Start Now for Your Association’s 2012 Budget

Collecting Assessments Community Repairs HOA HOA Annual Meetings HOA Board Meetings

Every community association should have a financial plan that sets forth the proposed expenditure of funds for the maintenance of the common areas/elements under the association’s control and for the management and operation of the association itself. The financial plan, or budget, is the foundation document for the association’s financial operation and stability. It provides a preview of the coming year’s expenses, and provides a benchmark by which the current year’s expenditures can be judged and evaluated.
The board and its professional advisors should prepare the budget annually for a twelve-month period. Upon adoption of the budget, the required annual contribution of each property owner in the community is simultaneously set.
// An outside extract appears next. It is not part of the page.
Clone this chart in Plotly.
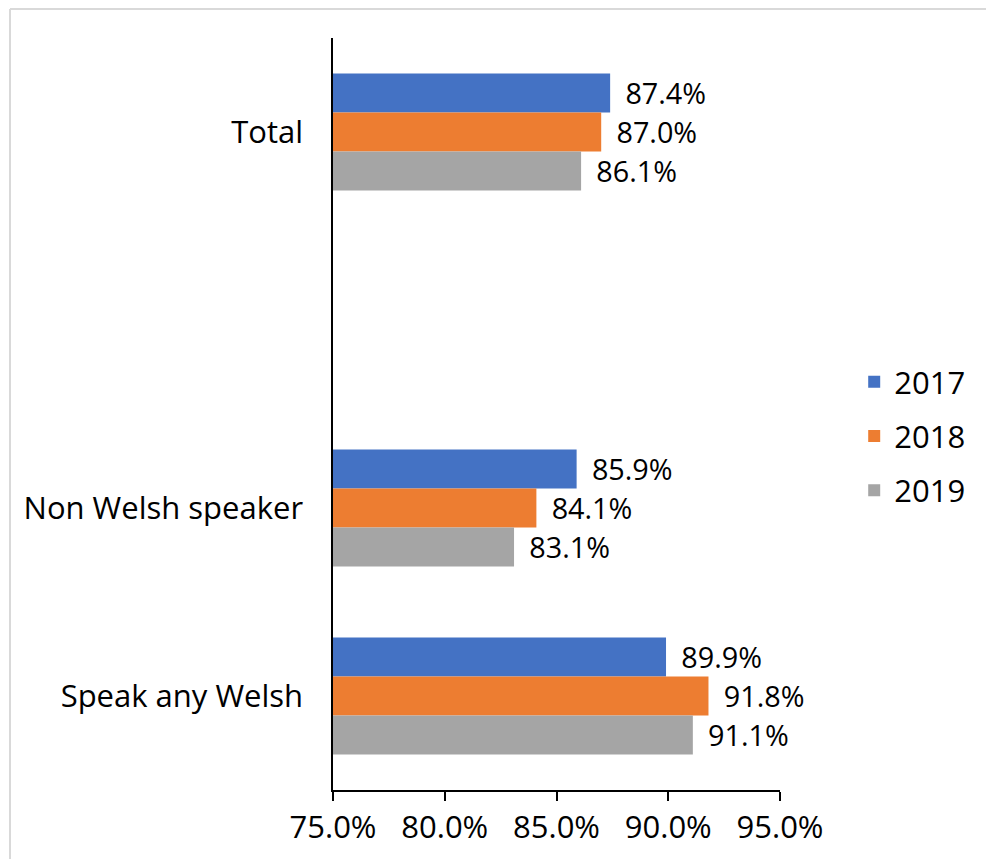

The budget of the homeowners association should provide a detailed listing of all the expenses that the community reasonably believes will be incurred and planned for during the coming fiscal year. The main categories or components of the budget will govern the regular and ongoing operations of the association. These operations categories will deal with the everyday, recurring expenditures of the association and they should identify each proposed form of expense separately, from administration to management and from taxes to insurance.
The expenses for general operations should be listed by account and classification, and formatted to show the total estimated monthly and annual expenditures for each classification.
A portion of the budget should be set aside for capital expenditures and deferred maintenance. These “reserve” categories of the budget are for expenses that do not occur on a regular basis. These accounts establish the funds necessary for the long-term needs of the community association that involve major capital repairs or replacements of the community association’s property.
Several states now require community associations to have a reserve study performed by a qualified professional or Reserve Specialist, with updates performed every three – five years. Even if your state does not mandate reserve studies, boards of directors fulfill their fiduciary obligation by having one performed and timely updated. Reserve studies calculate the remaining useful life of each physical asset of the community and the amount of money that will be required to replace that component. Reserve funds should be placed in a separate, interest-bearing account until funds are necessary.
The budget is the community association’s financial plan. The development of the proposed budget may be by the association’s treasurer, a financial committee, the community association’s manager or by the board of directors itself. Community association budgets should be reconciled, with revenues equaling expenditures and no line item for Profit and/or Loss.
The board should bring as much expertise as possible to the development of the proposed budget. The preparation of account classifications for the proposed budget should be based on the association’s financial history and the previous year’s expenditures, together with knowledge of specific work and services needed for the coming year. Anticipated expenses can be estimated from comparisons in the marketplace, from the experience of other community associations, or from obtaining ballpark proposals for needed repairs. Each classification should be based upon realistic estimates and should be set forth in sufficient detail so that it can be understood and evaluated easily by the members of the association and by the board of directors.
To fund the budget, the association’s governing documents typically authorize the board of directors to assess every property owners their share of the community’s funding requirements. Before determining the annual assessment for each owner, the board should first deduct from total revenue needed the sums, if applicable, that will be generated from other revenue sources such as interest and use fees for the common property.
The timely remittance of assessments and assessment installments from each member is essential for the smooth functioning of the community association and the proper maintenance of the community’s property. Even if one assessment goes unpaid or short-paid, anticipated projects cannot be carried out. The board may find itself having to “borrow” cash from the reserve account to make up for the loss in revenue. Therefore, the board of directors may have to budget for bad debt and plan for uncollected assessments.